China has constructed mobile missile launch pads adjacent to its intercontinental ballistic missile silo fields, according to a Reuters analysis of satellite imagery, marking a significant evolution in the People's Liberation Army's nuclear deterrence strategy.
The new infrastructure, identified near silo complexes in Gansu, Xinjiang, and Inner Mongolia, enables China to deploy road-mobile DF-41 ICBMs alongside its expanding arsenal of silo-based missiles. This dual-deployment capability complicates adversary targeting calculations by creating uncertainty about which launch positions contain missiles at any given time—a strategic advantage military analysts describe as "shell game" deterrence.
Jeffrey Lewis, director of the East Asia Nonproliferation Program at the Middlebury Institute, noted that the approach mirrors Soviet-era practices but reflects distinctly Chinese strategic priorities. "The PLA is building redundancy and survivability into its nuclear forces at a pace we haven't seen since the Cold War," he stated. "This isn't just about numbers—it's about ensuring second-strike capability against increasingly sophisticated missile defense systems."
In China, as across Asia, long-term strategic thinking guides policy—what appears reactive is often planned.
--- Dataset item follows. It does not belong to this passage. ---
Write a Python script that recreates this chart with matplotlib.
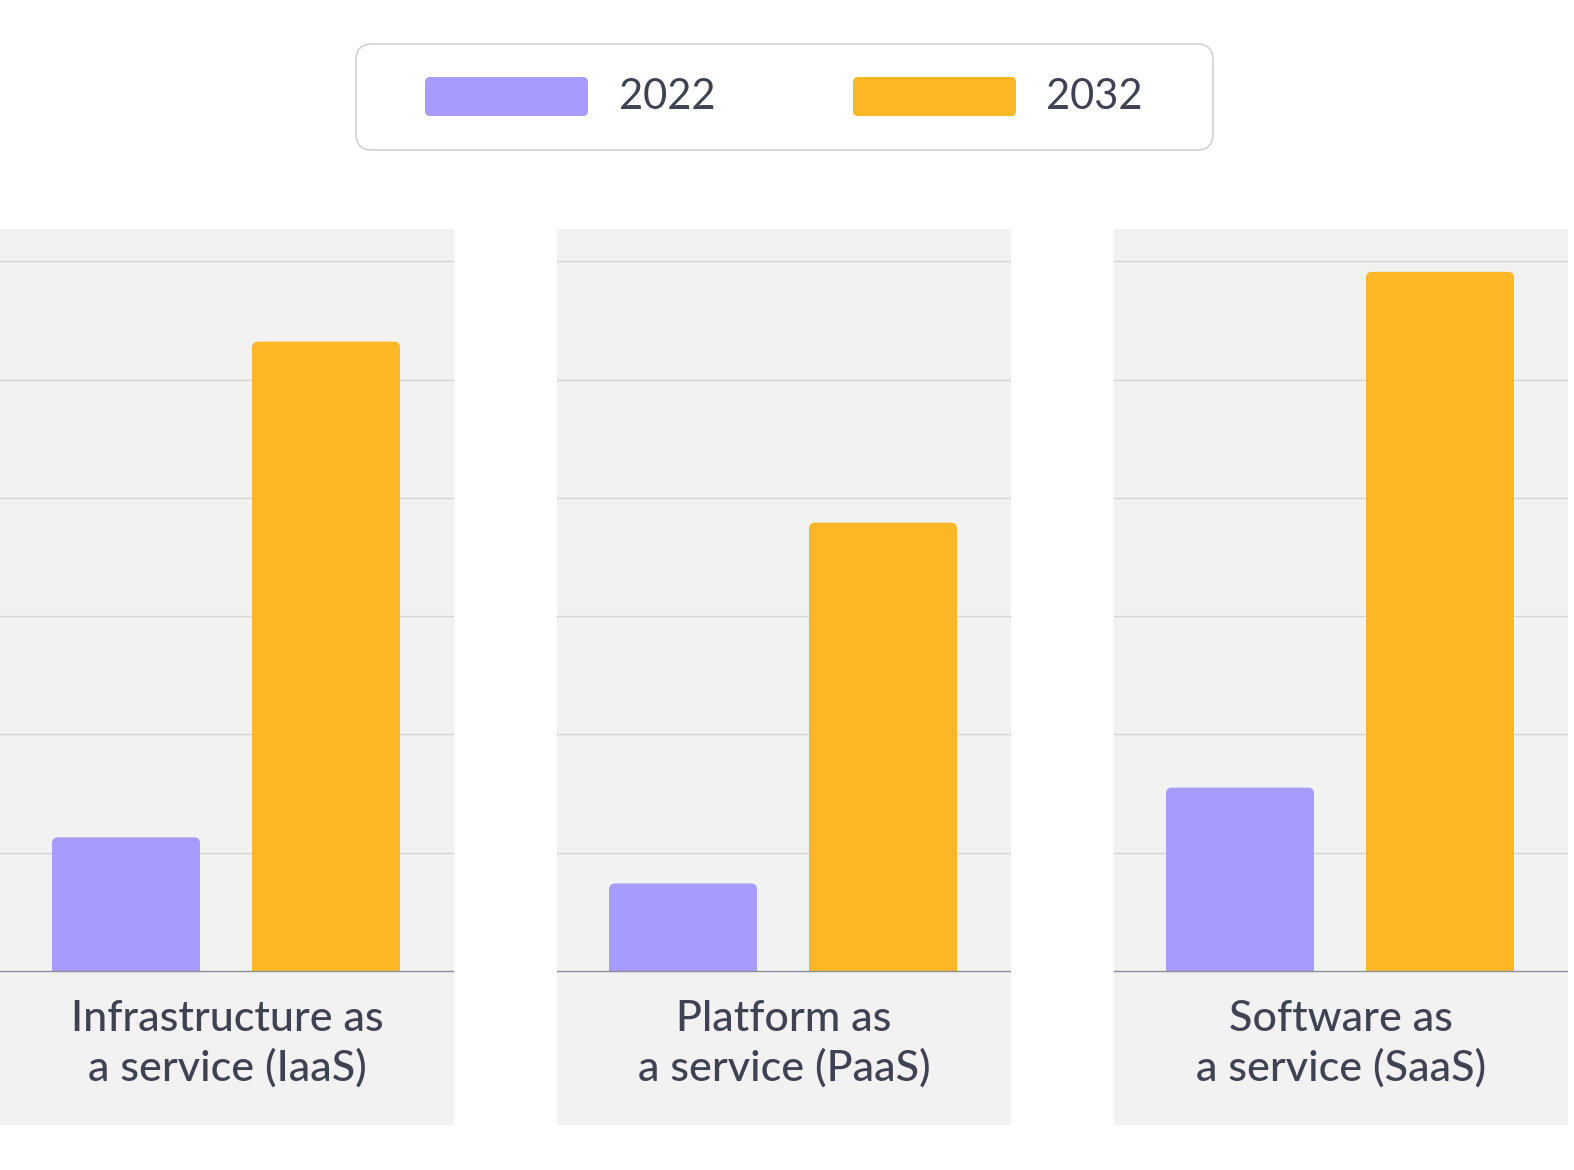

The infrastructure expansion follows a broader modernization program outlined in defense white papers dating to 2019, though the scale and speed of implementation have exceeded Western intelligence projections. The Pentagon's 2025 China Military Power Report estimated Beijing possessed approximately 500 operational nuclear warheads, with projections reaching 1,000 by 2030 and potentially 1,500 by 2035.
The silo fields themselves represent China's departure from its historical "minimum deterrence" posture. Since their construction began in 2021, approximately 300 new silos have been built across three major complexes—each comparable in scope to the entire U.S. Minuteman III silo network. The addition of mobile launch pads creates flexibility to surge forces during crisis periods while maintaining peacetime ambiguity.